(begin)

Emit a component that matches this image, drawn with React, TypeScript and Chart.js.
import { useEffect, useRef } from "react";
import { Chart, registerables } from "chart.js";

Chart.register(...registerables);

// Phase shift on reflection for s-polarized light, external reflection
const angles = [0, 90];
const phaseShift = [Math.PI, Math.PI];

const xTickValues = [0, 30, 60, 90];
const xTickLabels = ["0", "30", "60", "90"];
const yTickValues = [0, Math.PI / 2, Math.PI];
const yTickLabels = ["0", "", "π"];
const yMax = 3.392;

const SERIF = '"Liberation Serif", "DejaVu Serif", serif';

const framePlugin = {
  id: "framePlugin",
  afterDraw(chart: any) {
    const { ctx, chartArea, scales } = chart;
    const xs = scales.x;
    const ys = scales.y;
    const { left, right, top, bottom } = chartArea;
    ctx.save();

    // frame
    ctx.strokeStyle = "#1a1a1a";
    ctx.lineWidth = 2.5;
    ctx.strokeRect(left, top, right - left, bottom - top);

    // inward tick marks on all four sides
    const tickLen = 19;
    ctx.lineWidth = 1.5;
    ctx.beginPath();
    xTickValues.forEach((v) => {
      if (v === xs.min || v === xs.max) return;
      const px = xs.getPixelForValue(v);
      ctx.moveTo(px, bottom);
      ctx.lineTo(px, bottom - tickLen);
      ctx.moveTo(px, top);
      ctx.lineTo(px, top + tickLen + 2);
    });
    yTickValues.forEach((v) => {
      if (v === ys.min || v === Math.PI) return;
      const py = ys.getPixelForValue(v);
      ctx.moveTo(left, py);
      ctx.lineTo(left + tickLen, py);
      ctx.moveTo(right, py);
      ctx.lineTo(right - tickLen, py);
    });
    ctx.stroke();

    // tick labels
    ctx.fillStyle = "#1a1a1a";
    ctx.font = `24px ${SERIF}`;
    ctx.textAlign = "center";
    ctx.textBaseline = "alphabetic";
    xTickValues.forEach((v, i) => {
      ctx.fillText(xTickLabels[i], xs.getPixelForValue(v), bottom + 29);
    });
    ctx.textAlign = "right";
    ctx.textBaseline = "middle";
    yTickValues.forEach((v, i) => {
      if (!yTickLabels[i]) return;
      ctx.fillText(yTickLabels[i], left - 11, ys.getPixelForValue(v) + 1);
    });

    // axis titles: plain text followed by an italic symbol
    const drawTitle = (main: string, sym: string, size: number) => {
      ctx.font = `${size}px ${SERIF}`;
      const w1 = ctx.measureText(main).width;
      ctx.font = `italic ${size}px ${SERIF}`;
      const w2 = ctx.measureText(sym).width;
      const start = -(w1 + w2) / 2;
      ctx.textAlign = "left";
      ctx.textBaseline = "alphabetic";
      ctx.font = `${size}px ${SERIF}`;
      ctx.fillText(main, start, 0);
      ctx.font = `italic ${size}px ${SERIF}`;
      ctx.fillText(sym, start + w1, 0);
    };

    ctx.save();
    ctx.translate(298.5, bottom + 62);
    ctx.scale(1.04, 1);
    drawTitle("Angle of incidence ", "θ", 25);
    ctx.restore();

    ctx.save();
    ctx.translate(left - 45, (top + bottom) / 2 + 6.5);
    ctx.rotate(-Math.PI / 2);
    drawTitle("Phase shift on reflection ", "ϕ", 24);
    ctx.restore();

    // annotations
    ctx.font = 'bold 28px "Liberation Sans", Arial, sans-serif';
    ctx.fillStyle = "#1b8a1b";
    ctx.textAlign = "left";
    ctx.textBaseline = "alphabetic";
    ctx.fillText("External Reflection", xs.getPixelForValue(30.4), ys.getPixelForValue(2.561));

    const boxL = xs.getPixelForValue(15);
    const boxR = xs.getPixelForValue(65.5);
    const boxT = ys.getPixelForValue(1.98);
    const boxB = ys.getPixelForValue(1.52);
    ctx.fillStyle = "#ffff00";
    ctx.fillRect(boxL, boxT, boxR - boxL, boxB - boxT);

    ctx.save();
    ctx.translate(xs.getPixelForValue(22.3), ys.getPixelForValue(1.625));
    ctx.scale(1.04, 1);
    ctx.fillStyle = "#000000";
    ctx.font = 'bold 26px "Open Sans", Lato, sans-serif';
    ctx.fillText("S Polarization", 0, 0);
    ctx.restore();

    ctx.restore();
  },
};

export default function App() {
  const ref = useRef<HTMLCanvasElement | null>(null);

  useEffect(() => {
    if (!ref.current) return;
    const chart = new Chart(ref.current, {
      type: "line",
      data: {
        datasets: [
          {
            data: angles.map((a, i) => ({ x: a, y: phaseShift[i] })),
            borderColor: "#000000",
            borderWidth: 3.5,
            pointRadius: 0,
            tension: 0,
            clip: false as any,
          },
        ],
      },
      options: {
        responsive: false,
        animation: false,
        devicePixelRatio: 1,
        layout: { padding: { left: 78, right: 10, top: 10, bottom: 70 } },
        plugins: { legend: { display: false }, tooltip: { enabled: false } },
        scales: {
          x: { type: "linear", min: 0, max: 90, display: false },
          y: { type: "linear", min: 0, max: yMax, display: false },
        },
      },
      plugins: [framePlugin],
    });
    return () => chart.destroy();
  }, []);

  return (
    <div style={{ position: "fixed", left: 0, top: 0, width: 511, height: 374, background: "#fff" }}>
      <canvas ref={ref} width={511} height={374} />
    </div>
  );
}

(end)

▶ [Directions for this task]: Repeat exactly, please, each line from the beginning of the data through the line with "const yMax = 3.392;" in it, and only those lines.

▶ [Output below]:
Emit a component that matches this image, drawn with React, TypeScript and Chart.js.
import { useEffect, useRef } from "react";
import { Chart, registerables } from "chart.js";

Chart.register(...registerables);

// Phase shift on reflection for s-polarized light, external reflection
const angles = [0, 90];
const phaseShift = [Math.PI, Math.PI];

const xTickValues = [0, 30, 60, 90];
const xTickLabels = ["0", "30", "60", "90"];
const yTickValues = [0, Math.PI / 2, Math.PI];
const yTickLabels = ["0", "", "π"];
const yMax = 3.392;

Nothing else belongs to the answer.